### Exercise
Write out the opening lines of the data word for word, up to and including the line with "const font = '17px", and leave every picture and every later line out.

### Data section
————————

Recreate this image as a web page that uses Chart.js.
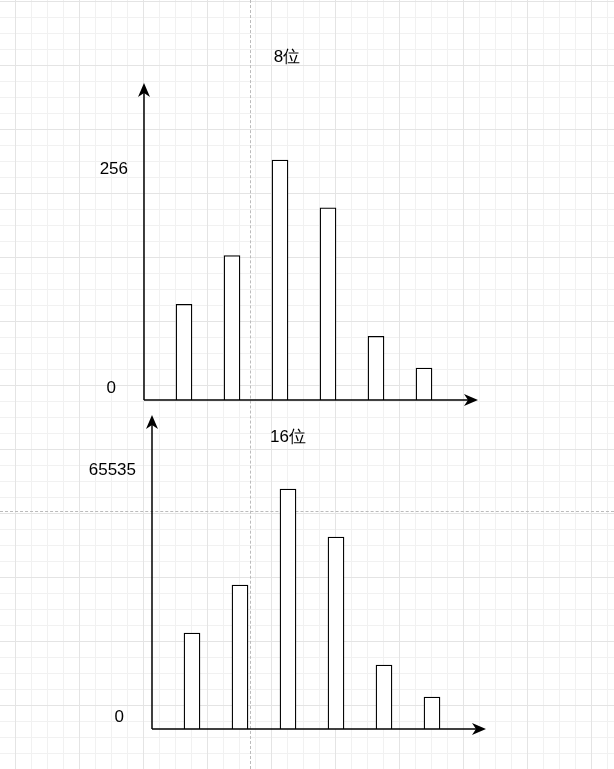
<!DOCTYPE html>
<html>
<head>
<meta charset="UTF-8">
<script src="https://cdn.jsdelivr.net/npm/chart.js"></script>
<style>
  body { margin:0; width:614px; height:769px; overflow:hidden; position:relative;
    background-color:#fff;
    background-image:
      linear-gradient(#e4e4e4 1px, transparent 1px),
      linear-gradient(90deg, #e4e4e4 1px, transparent 1px),
      linear-gradient(#f1f1f1 1px, transparent 1px),
      linear-gradient(90deg, #f1f1f1 1px, transparent 1px);
    background-size:64px 64px,64px 64px,16px 16px,16px 16px;
    background-position:15px 1px,15px 1px,15px 1px,15px 1px; }
  .dash-v { position:absolute; left:250px; top:0; height:769px; border-left:1px dashed #bbb; }
  .dash-h { position:absolute; top:511px; left:0; width:614px; border-top:1px dashed #bbb; }
  .box { position:absolute; }
</style>
</head>
<body>
<div class="dash-v"></div>
<div class="dash-h"></div>
<div class="box" style="left:0;top:30px;width:614px;height:390px"><canvas id="c8"></canvas></div>
<div class="box" style="left:0;top:410px;width:614px;height:340px"><canvas id="c16"></canvas></div>
<script>
const categories = ['A', 'B', 'C', 'D', 'E', 'F'];
const values8 = [102, 154, 256, 205, 68, 34];
const values16 = [26214, 39321, 65535, 52428, 17476, 8738];
const ticks8 = ['0', '256'];
const ticks16 = ['0', '65535'];

const font = '17px "Liberation Sans", Arial, sans-serif';

function makeChart(id, values, max, tickLabels, title, L) {
  const arrows = {
    id: 'arrows',
    afterDraw(chart) {
      const c = chart.ctx, x = chart.scales.x, y = chart.scales.y;
      const x0 = x.left - 16, y0 = y.bottom;
      c.save();
      c.strokeStyle = '#000'; c.fillStyle = '#000'; c.lineWidth = 1.5;
      c.beginPath(); c.moveTo(x0, y0); c.lineTo(x0, L.arrowTop + 8); c.stroke();
      c.beginPath(); c.moveTo(x0, y0); c.lineTo(L.arrowRight - 8, y0); c.stroke();
      c.beginPath(); c.moveTo(x0, L.arrowTop); c.lineTo(x0 - 6, L.arrowTop + 14);
      c.lineTo(x0, L.arrowTop + 10); c.lineTo(x0 + 6, L.arrowTop + 14); c.closePath(); c.fill();
      c.beginPath(); c.moveTo(L.arrowRight, y0); c.lineTo(L.arrowRight - 14, y0 - 6);
      c.lineTo(L.arrowRight - 10, y0); c.lineTo(L.arrowRight - 14, y0 + 6); c.closePath(); c.fill();
      c.font = font; c.textAlign = 'right'; c.textBaseline = 'middle';
      c.fillText(tickLabels[0], x0 - 28, y.getPixelForValue(0) - 12);
      c.fillText(tickLabels[1], x0 - 16, y.getPixelForValue(max) + L.maxOff);
      c.textAlign = 'center';
      c.fillText(title, L.titleX, L.titleY);
      c.restore();
    }
  };
  return new Chart(document.getElementById(id), {
    type: 'bar',
    data: { labels: categories, datasets: [{ data: values, backgroundColor: '#fff',
      borderColor: '#000', borderWidth: 1.3, barThickness: 16 }] },
    options: {
      responsive: true, maintainAspectRatio: false, animation: false,
      layout: { padding: L.pad },
      plugins: { legend: { display: false }, tooltip: { enabled: false } },
      scales: {
        x: { display: false, offset: true },
        y: { display: false, min: 0, max: max * L.ext }
      }
    },
    plugins: [arrows]
  });
}

makeChart('c8', values8, 256, ticks8, '8位',
  { pad: { left: 160, right: 166, top: 0, bottom: 20 }, ext: 370 / 240,
    arrowTop: 53, arrowRight: 478, maxOff: 9, titleX: 287, titleY: 27 });
makeChart('c16', values16, 65535, ticks16, '16位',
  { pad: { left: 168, right: 158, top: 0, bottom: 21 }, ext: 319 / 240,
    arrowTop: 5, arrowRight: 486, maxOff: -19, titleX: 288, titleY: 27 });
</script>
</body>
</html>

————————

### Complete answer
Recreate this image as a web page that uses Chart.js.
<!DOCTYPE html>
<html>
<head>
<meta charset="UTF-8">
<script src="https://cdn.jsdelivr.net/npm/chart.js"></script>
<style>
  body { margin:0; width:614px; height:769px; overflow:hidden; position:relative;
    background-color:#fff;
    background-image:
      linear-gradient(#e4e4e4 1px, transparent 1px),
      linear-gradient(90deg, #e4e4e4 1px, transparent 1px),
      linear-gradient(#f1f1f1 1px, transparent 1px),
      linear-gradient(90deg, #f1f1f1 1px, transparent 1px);
    background-size:64px 64px,64px 64px,16px 16px,16px 16px;
    background-position:15px 1px,15px 1px,15px 1px,15px 1px; }
  .dash-v { position:absolute; left:250px; top:0; height:769px; border-left:1px dashed #bbb; }
  .dash-h { position:absolute; top:511px; left:0; width:614px; border-top:1px dashed #bbb; }
  .box { position:absolute; }
</style>
</head>
<body>
<div class="dash-v"></div>
<div class="dash-h"></div>
<div class="box" style="left:0;top:30px;width:614px;height:390px"><canvas id="c8"></canvas></div>
<div class="box" style="left:0;top:410px;width:614px;height:340px"><canvas id="c16"></canvas></div>
<script>
const categories = ['A', 'B', 'C', 'D', 'E', 'F'];
const values8 = [102, 154, 256, 205, 68, 34];
const values16 = [26214, 39321, 65535, 52428, 17476, 8738];
const ticks8 = ['0', '256'];
const ticks16 = ['0', '65535'];

const font = '17px "Liberation Sans", Arial, sans-serif';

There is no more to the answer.